Tools such as cellphones help people stay in touch, find out way around and document life. When they’re used in crimes, investigators need other tools to examine those electronic devices.

“We can even extract deleted pictures, deleted videos. There's a lot of web history that we can track down. There's timelines, because throughout the phone it creates records if you stand up, if you move, the steps you take. All of that creates a timeline. So, we can maybe create a timeline if there's a crime committed, or place a suspect in a location,” explained Jesus Morales, a forensic digital analyst.

Morales is one of the investigators opening up phones to pull data off them. They’re using tools acquired by the Starr County District Attorney’s Office through internal revenue and grants.

District Attorney Omar Escobar, Jr. says getting the equipment was imperative for investigative agencies in the county.

“They would seize the phones as evidence, get search warrants, and then they'd have to send them off to a location to be able to get that information extraction.

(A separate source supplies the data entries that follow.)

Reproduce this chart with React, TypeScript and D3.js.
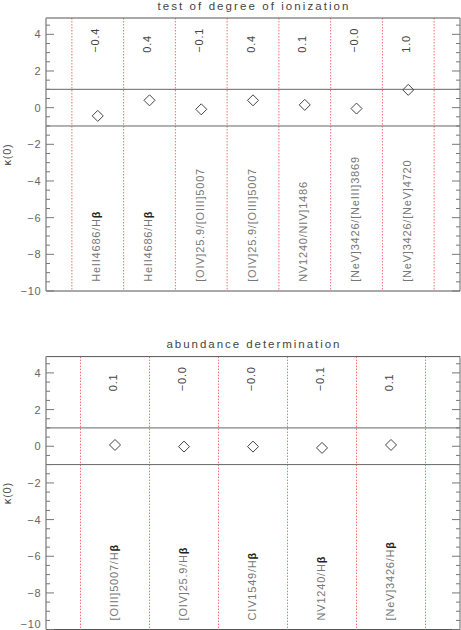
import React from "react";
import * as d3 from "d3";

const ionCategories = [
  "HeII4686/H|β",
  "HeII4686/H|β",
  "[OIV]25.9/[OIII]5007",
  "[OIV]25.9/[OIII]5007",
  "NV1240/NIV]1486",
  "[NeV]3426/[NeIII]3869",
  "[NeV]3426/[NeV]4720",
];
const ionValues = [-0.45, 0.4, -0.09, 0.4, 0.15, -0.05, 0.97];
const ionLabels = ["−0.4", "0.4", "−0.1", "0.4", "0.1", "−0.0", "1.0"];

const abCategories = [
  "[OIII]5007/H|β",
  "[OIV]25.9/H|β",
  "CIV1549/H|β",
  "NV1240/H|β",
  "[NeV]3426/H|β",
];
const abValues = [0.07, -0.02, -0.02, -0.09, 0.07];
const abLabels = ["0.1", "−0.0", "−0.0", "−0.1", "0.1"];

const yTicks = [4, 2, 0, -2, -4, -6, -8, -10];
const yTickLabels = ["4", "2", "0", "−2", "−4", "−6", "−8", "−10"];
const bandLevels = [1, -1];

const W = 461;
const H = 630;
const FONT = "'Liberation Sans', Arial, sans-serif";

type PanelProps = {
  title: string;
  categories: string[];
  values: number[];
  labels: string[];
  top: number;
  bottom: number;
  titleY: number;
  titleLen: number;
};

function Panel({ title, categories, values, labels, top, bottom, titleY, titleLen }: PanelProps) {
  const n = categories.length;
  const x = d3.scaleLinear().domain([0, n + 1]).range([46, 460]);
  const y = d3.scaleLinear().domain([-10, 4.89]).range([bottom, top]);
  const minor = d3.range(-10, 4.9, 0.5);
  const seps = d3.range(0, n + 1).map((i) => i + 0.5);
  const cx = (x.range()[0] + x.range()[1]) / 2;
  const cy = (top + bottom) / 2;
  return (
    <g>
      <text
        x={cx}
        y={titleY}
        textAnchor="middle"
        fontFamily={FONT}
        fontSize={11.5}
        fill="#444"
        textLength={titleLen}
        lengthAdjust="spacing"
      >
        {title}
      </text>
      {seps.map((s, i) => (
        <line
          key={"s" + i}
          x1={x(s)}
          x2={x(s)}
          y1={top}
          y2={bottom}
          stroke="#f55"
          strokeWidth={1}
          strokeDasharray="1.5,1.5"
          opacity={0.85}
        />
      ))}
      {bandLevels.map((b, i) => (
        <line key={"b" + i} x1={x(0)} x2={x(n + 1)} y1={y(b)} y2={y(b)} stroke="#666" strokeWidth={1} />
      ))}
      <line x1={x(0)} x2={x(n + 1)} y1={top} y2={top} stroke="#555" strokeWidth={1} />
      <line x1={x(0)} x2={x(n + 1)} y1={bottom} y2={bottom} stroke="#555" strokeWidth={1.2} />
      <line x1={x(n + 1)} x2={x(n + 1)} y1={top} y2={bottom} stroke="#666" strokeWidth={1} />
      <line x1={x(0)} x2={x(0)} y1={top} y2={bottom} stroke="#999" strokeWidth={1.6} />
      {minor.map((v, i) => {
        const major = yTicks.includes(v);
        const len = major ? 8 : 4;
        return (
          <g key={"t" + i}>
            <line x1={x(0)} x2={x(0) + len} y1={y(v)} y2={y(v)} stroke="#777" strokeWidth={1} />
            <line x1={x(n + 1)} x2={x(n + 1) - len} y1={y(v)} y2={y(v)} stroke="#777" strokeWidth={1} />
          </g>
        );
      })}
      {yTicks.map((v, i) => (
        <text
          key={"l" + i}
          x={41.5}
          y={Math.min(y(v) + 4, H - 2)}
          textAnchor="end"
          fontFamily={FONT}
          fontSize={11}
          letterSpacing={0.8}
          fill="#666"
        >
          {yTickLabels[i]}
        </text>
      ))}
      <text
        transform={`translate(11,${cy}) rotate(-90)`}
        textAnchor="middle"
        fontFamily={FONT}
        fontSize={11}
        fill="#555"
        letterSpacing={0.8}
      >
        <tspan fill="#333">κ</tspan>(0)
      </text>
      {values.map((v, i) => {
        const px = x(i + 1);
        const py = y(v);
        const r = 5.5;
        return (
          <path
            key={"p" + i}
            d={`M${px},${py - r}L${px + r},${py}L${px},${py + r}L${px - r},${py}Z`}
            fill="none"
            stroke="#444"
            strokeWidth={1}
          />
        );
      })}
      {labels.map((l, i) => (
        <text
          key={"v" + i}
          transform={`translate(${x(i + 1) + 1.5},${y(3)}) rotate(-90)`}
          textAnchor="start"
          fontFamily={FONT}
          fontSize={11}
          letterSpacing={0.8}
          fill="#444"
        >
          {l}
        </text>
      ))}
      {categories.map((c, i) => {
        const parts = c.split("|");
        return (
          <text
            key={"c" + i}
            transform={`translate(${x(i + 1) + 2.5},${y(-9.5)}) rotate(-90)`}
            textAnchor="start"
            fontFamily={FONT}
            fontSize={11}
            letterSpacing={0.8}
            fill="#777"
          >
            {parts[0]}
            {parts[1] ? (
              <tspan fontWeight="bold" fill="#222">
                {parts[1]}
              </tspan>
            ) : null}
          </text>
        );
      })}
    </g>
  );
}

export default function App() {
  return (
    <svg
      width={W}
      height={H}
      style={{ position: "absolute", left: 0, top: 0, background: "#fff" }}
    >
      <rect width={W} height={H} fill="#fff" />
      <Panel
        title="test of degree of ionization"
        categories={ionCategories}
        values={ionValues}
        labels={ionLabels}
        top={18}
        bottom={291}
        titleY={10}
        titleLen={191}
      />
      <Panel
        title="abundance determination"
        categories={abCategories}
        values={abValues}
        labels={abLabels}
        top={356.6}
        bottom={629.6}
        titleY={348}
        titleLen={173}
      />
    </svg>
  );
}
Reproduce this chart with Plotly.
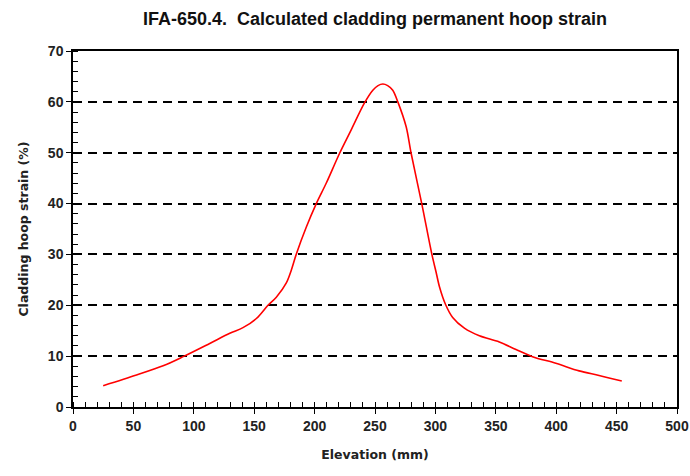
import plotly.graph_objects as go

elevation_mm = [25, 52.6, 74.6, 91.2, 113.2, 129.8, 140.7, 151.8, 161.4, 168.3, 176.6,
                180.7, 184.9, 193, 201.4, 209.6, 220.7, 230.3, 241.3, 248.2, 252.5,
                256.5, 260.5, 264.7, 268.9, 275.8, 279.9, 288.7, 297, 300.5, 303.3,
                308.5, 314.3, 324, 336.4, 352.9, 366.7, 380.4, 399.7, 419, 435.5, 454.3]
hoop_strain_pct = [4.2, 6.3, 8.1, 9.9, 12.5, 14.5, 15.6, 17.4, 20.0, 21.6, 24.4,
                   26.9, 30.1, 35.3, 40.0, 44.0, 49.9, 54.5, 59.8, 62.3, 63.2,
                   63.5, 63.2, 62.3, 60.0, 55.1, 49.9, 40.0, 30.1, 26.6, 23.7,
                   20.1, 17.6, 15.5, 14.0, 12.8, 11.3, 9.9, 8.6, 7.1, 6.2, 5.1]

FONT = "Liberation Sans, Arial, sans-serif"
TFONT = "DejaVu Sans, Verdana, sans-serif"

fig = go.Figure()
fig.add_trace(go.Scatter(x=elevation_mm, y=hoop_strain_pct, mode="lines",
                         line=dict(color="#ff0000", width=1.6, shape="spline", smoothing=0.9),
                         showlegend=False, hoverinfo="skip"))

axis_common = dict(showline=True, linecolor="black", linewidth=1.5, mirror=True,
                   ticks="outside", ticklen=5, tickwidth=1.3, tickcolor="black",
                   tickfont=dict(family=FONT, size=14, color="#222", weight="bold"),
                   zeroline=False, tick0=0, automargin=False)

fig.update_layout(
    width=690, height=476,
    margin=dict(l=73, r=13, t=51, b=69),
    paper_bgcolor="white", plot_bgcolor="white",
    title=dict(text="<b>IFA-650.4.  Calculated cladding permanent hoop strain</b>",
               x=0.5, xref="paper", xanchor="center", y=1 - 19 / 476, yanchor="middle",
               font=dict(family=FONT, size=18, color="#111")),
    xaxis=dict(range=[0, 500], dtick=50, showgrid=False,
               title=dict(text="<b>Elevation (mm)</b>", font=dict(family=TFONT, size=12.5, color="#222"), standoff=18),
               minor=dict(dtick=10, ticks="inside", ticklen=5, tickwidth=1.2, tickcolor="black", showgrid=False),
               **axis_common),
    yaxis=dict(range=[0, 70], dtick=10, showgrid=True, gridcolor="black", gridwidth=1.6,
               griddash="9px,6px",
               title=dict(text="<b>Cladding hoop strain (%)</b>", font=dict(family=TFONT, size=12.5, color="#222"), standoff=16),
               minor=dict(dtick=2, ticks="inside", ticklen=5, tickwidth=1.2, tickcolor="black", showgrid=False),
               **axis_common),
    xaxis2=dict(range=[0, 500], dtick=50, tick0=0, overlaying="x", anchor="y", side="bottom",
                ticks="inside", ticklen=5, tickwidth=1.3, tickcolor="black", automargin=False,
                showticklabels=False, showgrid=False, zeroline=False, showline=False),
    yaxis2=dict(range=[0, 70], dtick=10, tick0=0, overlaying="y", anchor="x", side="left",
                ticks="inside", ticklen=5, tickwidth=1.3, tickcolor="black", automargin=False,
                showticklabels=False, showgrid=False, zeroline=False, showline=False),
)
fig.add_trace(go.Scatter(x=[250], y=[30], xaxis="x2", yaxis="y2", mode="markers",
                         marker=dict(opacity=0), showlegend=False, hoverinfo="skip"))

fig.write_html("out.html")
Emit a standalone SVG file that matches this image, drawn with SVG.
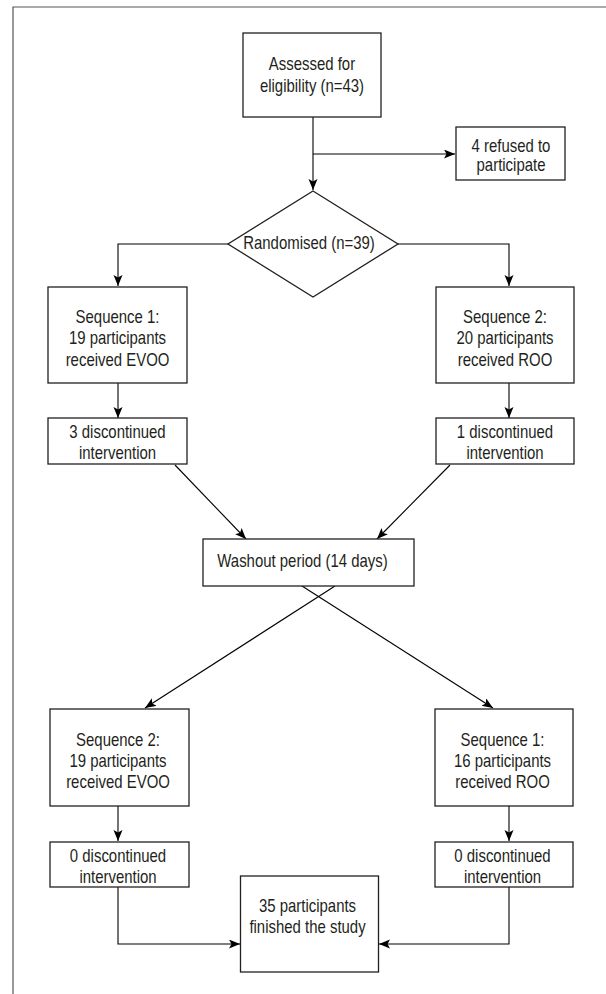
<svg xmlns="http://www.w3.org/2000/svg" width="606" height="994" viewBox="0 0 606 994">
<style>
.box{fill:#fff;stroke:#231f20;stroke-width:1.3}
.t{font-family:"Liberation Sans",Arial,sans-serif;font-size:18px;fill:#231f20;text-anchor:middle}
.c{fill:none;stroke:#000;stroke-width:1.1;marker-end:url(#ah)}
.frame{fill:none;stroke:#555;stroke-width:1.2}
</style>
<defs>
<marker id="ah" markerUnits="userSpaceOnUse" markerWidth="12" markerHeight="10" refX="11" refY="4.5" orient="auto">
<path d="M0,0 L11,4.5 L0,9 L2.5,4.5 z" fill="#000"/>
</marker>
</defs>
<rect width="606" height="994" fill="#fff"/>
<path class="frame" d="M13,994 V7 H606"/>
<g id="connectors">
<path class="c" d="M313,117 V190"/>
<path class="c" d="M313,154 H455"/>
<path class="c" d="M228,244 H118 V286"/>
<path class="c" d="M398,244 H509 V286"/>
<path class="c" d="M118,383 V418"/>
<path class="c" d="M509,383 V418"/>
<path class="c" d="M175,465 L246,539"/>
<path class="c" d="M450,465 L377,539"/>
<path class="c" d="M302,586 L493,708"/>
<path class="c" d="M335,586 L145,708"/>
<path class="c" d="M118,806 V841"/>
<path class="c" d="M509,806 V841"/>
<path class="c" d="M118,887 V944 H240"/>
<path class="c" d="M509,887 V944 H379"/>
</g>
<g id="assessed">
<rect class="box" x="243" y="33" width="138" height="84"/>
<text class="t" transform="translate(312,70) scale(0.83,1)">Assessed for</text>
<text class="t" transform="translate(312,92) scale(0.83,1)">eligibility (n=43)</text>
</g>
<g id="refused">
<rect class="box" x="456" y="127" width="109" height="53"/>
<text class="t" transform="translate(511,151.5) scale(0.83,1)">4 refused to</text>
<text class="t" transform="translate(511,170.5) scale(0.83,1)">participate</text>
</g>
<g id="randomised">
<polygon class="box" points="313,191 398,244 313,297 228,244"/>
<text class="t" transform="translate(309,248.5) scale(0.83,1)">Randomised (n=39)</text>
</g>
<g id="seq1-evoo">
<rect class="box" x="48" y="287" width="139" height="96"/>
<text class="t" transform="translate(117.5,323) scale(0.83,1)">Sequence 1:</text>
<text class="t" transform="translate(117.5,344) scale(0.83,1)">19 participants</text>
<text class="t" transform="translate(117.5,366) scale(0.83,1)">received EVOO</text>
</g>
<g id="seq2-roo">
<rect class="box" x="436" y="287" width="138" height="96"/>
<text class="t" transform="translate(505,323) scale(0.83,1)">Sequence 2:</text>
<text class="t" transform="translate(505,344) scale(0.83,1)">20 participants</text>
<text class="t" transform="translate(505,366) scale(0.83,1)">received ROO</text>
</g>
<g id="disc3">
<rect class="box" x="48" y="418" width="139" height="46"/>
<text class="t" transform="translate(117.5,438) scale(0.83,1)">3 discontinued</text>
<text class="t" transform="translate(117.5,459) scale(0.83,1)">intervention</text>
</g>
<g id="disc1">
<rect class="box" x="436" y="418" width="138" height="46"/>
<text class="t" transform="translate(505,438) scale(0.83,1)">1 discontinued</text>
<text class="t" transform="translate(505,459) scale(0.83,1)">intervention</text>
</g>
<g id="washout">
<rect class="box" x="203" y="539" width="211" height="47"/>
<text class="t" transform="translate(302.5,567) scale(0.83,1)">Washout period (14 days)</text>
</g>
<g id="seq2-evoo">
<rect class="box" x="50" y="709" width="139" height="97"/>
<text class="t" transform="translate(118,746) scale(0.83,1)">Sequence 2:</text>
<text class="t" transform="translate(118,767) scale(0.83,1)">19 participants</text>
<text class="t" transform="translate(118,788) scale(0.83,1)">received EVOO</text>
</g>
<g id="seq1-roo">
<rect class="box" x="435" y="709" width="138" height="97"/>
<text class="t" transform="translate(502.5,746) scale(0.83,1)">Sequence 1:</text>
<text class="t" transform="translate(502.5,767) scale(0.83,1)">16 participants</text>
<text class="t" transform="translate(502.5,788) scale(0.83,1)">received ROO</text>
</g>
<g id="disc0a">
<rect class="box" x="50" y="842" width="139" height="45"/>
<text class="t" transform="translate(118,862) scale(0.83,1)">0 discontinued</text>
<text class="t" transform="translate(118,883) scale(0.83,1)">intervention</text>
</g>
<g id="disc0b">
<rect class="box" x="435" y="842" width="138" height="45"/>
<text class="t" transform="translate(502.5,862) scale(0.83,1)">0 discontinued</text>
<text class="t" transform="translate(502.5,883) scale(0.83,1)">intervention</text>
</g>
<g id="finished">
<rect class="box" x="240.5" y="876" width="138" height="96"/>
<text class="t" transform="translate(307.5,912) scale(0.83,1)">35 participants</text>
<text class="t" transform="translate(307.5,933) scale(0.83,1)">finished the study</text>
</g>
</svg>
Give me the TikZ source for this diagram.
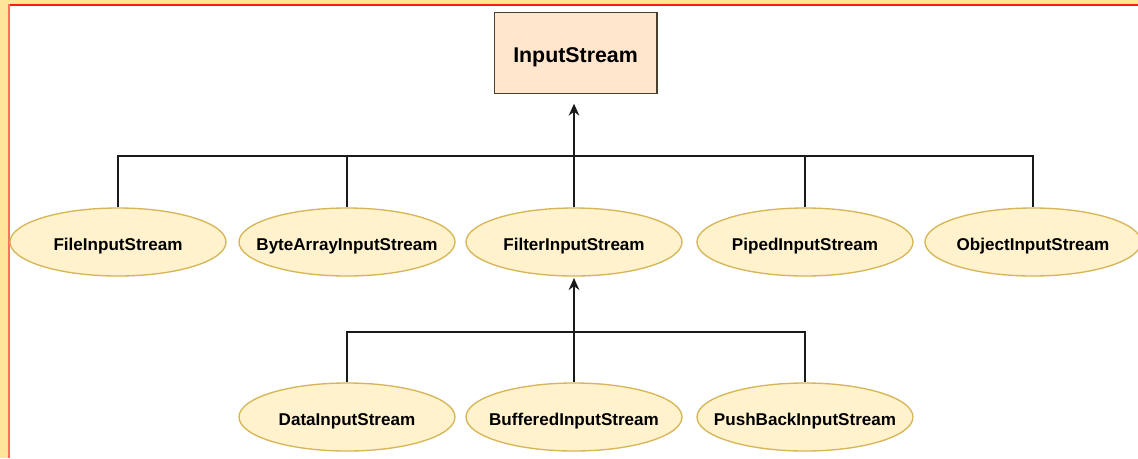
\documentclass[tikz,border=0pt]{standalone}
\usepackage{fontspec}
\setmainfont{Liberation Sans}
\usetikzlibrary{shapes.geometric,arrows.meta}
\definecolor{boxfill}{HTML}{FFE6CC}
\definecolor{boxline}{HTML}{4A4030}
\definecolor{ellfill}{HTML}{FFF2CC}
\definecolor{ellline}{HTML}{D6B656}
\definecolor{bandyel}{HTML}{FFE599}
\definecolor{bandred}{HTML}{FF1A1A}
\definecolor{bandredl}{HTML}{FF6F5F}
\definecolor{wire}{HTML}{1A1A1A}
\newcommand{\cname}[1]{\raisebox{-6pt}[0pt][0pt]{\makebox[0pt]{#1}}}
\newcommand{\rname}[1]{\raisebox{-7pt}[0pt][0pt]{\makebox[0pt]{#1}}}
\tikzset{
  cls/.style={draw=ellline, fill=ellfill, ellipse, line width=1pt, inner sep=0pt,
    minimum width=162pt, minimum height=51pt, font=\bfseries\fontsize{12.8pt}{14pt}\selectfont},
  root/.style={draw=boxline, fill=boxfill, rectangle, line width=1pt, inner sep=0pt,
    minimum width=122pt, minimum height=61pt, font=\bfseries\fontsize{16pt}{18pt}\selectfont},
  wirestyle/.style={draw=wire, line width=1.1pt},
  inherit/.style={wirestyle, -{Stealth[length=9pt,width=8pt]}}
}
\begin{document}
\begin{tikzpicture}[x=0.75pt,y=-0.75pt]
\useasboundingbox (0,0) rectangle (1138,458);
\fill[white] (0,0) rectangle (1138,458);
% page frame bands
\fill[bandyel] (0,0) rectangle (1138,4);
\fill[bandyel] (0,0) rectangle (8,458);
\fill[bandred] (8,4) rectangle (1138,6);
\fill[bandredl] (8,4) rectangle (10,458);
% nodes
\node[root] (is) at (575.5,53) {\rname{InputStream}};
\node[cls] (fis) at (118,242) {\cname{FileInputStream}};
\node[cls] (bais) at (347,242) {\cname{ByteArrayInputStream}};
\node[cls] (fil) at (574,242) {\cname{FilterInputStream}};
\node[cls] (pis) at (805,242) {\cname{PipedInputStream}};
\node[cls] (ois) at (1033,242) {\cname{ObjectInputStream}};
\node[cls] (dis) at (347,417) {\cname{DataInputStream}};
\node[cls] (bis) at (574,417) {\cname{BufferedInputStream}};
\node[cls] (pbis) at (805,417) {\cname{PushBackInputStream}};
% bus coordinates
\coordinate (bus1) at (574,156);
\coordinate (bus2) at (574,332);
% upper level connectors
\draw[wirestyle] (fis.north) |- (bus1) -| (ois.north);
\draw[wirestyle] (bais.north) -- (bais.north |- bus1);
\draw[wirestyle] (pis.north) -- (pis.north |- bus1);
\draw[inherit, shorten >=7pt] (fil.north) -- (fil.north |- is.south);
% lower level connectors
\draw[wirestyle] (dis.north) |- (bus2) -| (pbis.north);
\draw[inherit, shorten >=1pt] (bis.north) -- (fil.south);
\end{tikzpicture}
\end{document}
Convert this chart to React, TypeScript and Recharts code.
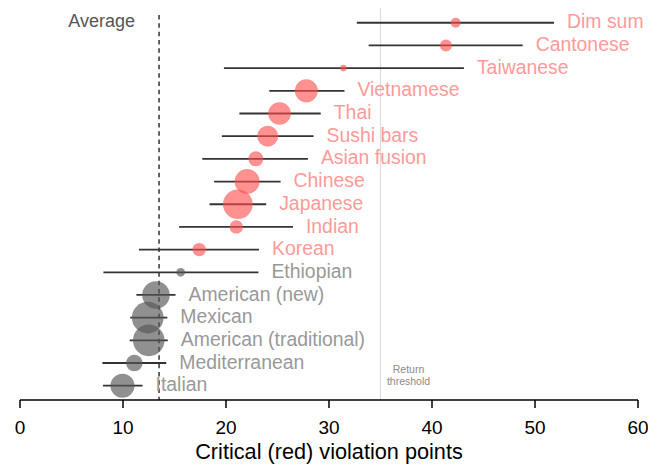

That's what would happen, but that took a long time. It would take six months, a year, and in some cases years,” Escobar said.

Escobar says the equipment is also helping the Department of Public Safety and schools investigating their own cases which go beyond crime. Last month, the body of an immigrant man was found without identification, but with a water-logged phone in the river.

“The sheriff's office came for our help because he had a cellphone. We were able to get a contact list and we were able to call their family members in Mexico and they were able to recover the body,” said Morales.

When bodies are found and evidence is gathered, they’re hoping to use this tool. It’s called a M-VAC designed to extract biological evidence from evidence that proved resilient to current methods.

“One of the things that this equipment can do is extract DNA from pieces of evidence that are right now sitting in an evidence bin somewhere,” said Commander Robert Caples with the special crimes unit.

Caples is waiting to use it on cold cases. However, there’s a hold up.

Escobar explained, “The technology is so advanced right now, that only private labs can test it. DPS is not necessarily in the position yet to test this stuff, but I'm very confident that they will.”

CHANNEL 5 NEWS reached out to DPS this week to explain whether they’ll be able to process evidence from this tool. They’re working on a response.

We asked the DA why they’re acquiring these tools now as he’s approaching reelection. He said they were trying to get one of their investigators into the program that allowed for their digital forensics unit since last year. This year, someone dropped out of that limited class, allowing Starr County an opportunity to climb aboard. That came with the equipment donation.

As for the M-VAC, it was a result of a summer conference attended by a different investigator who became interested in its cold case assistance capabilities.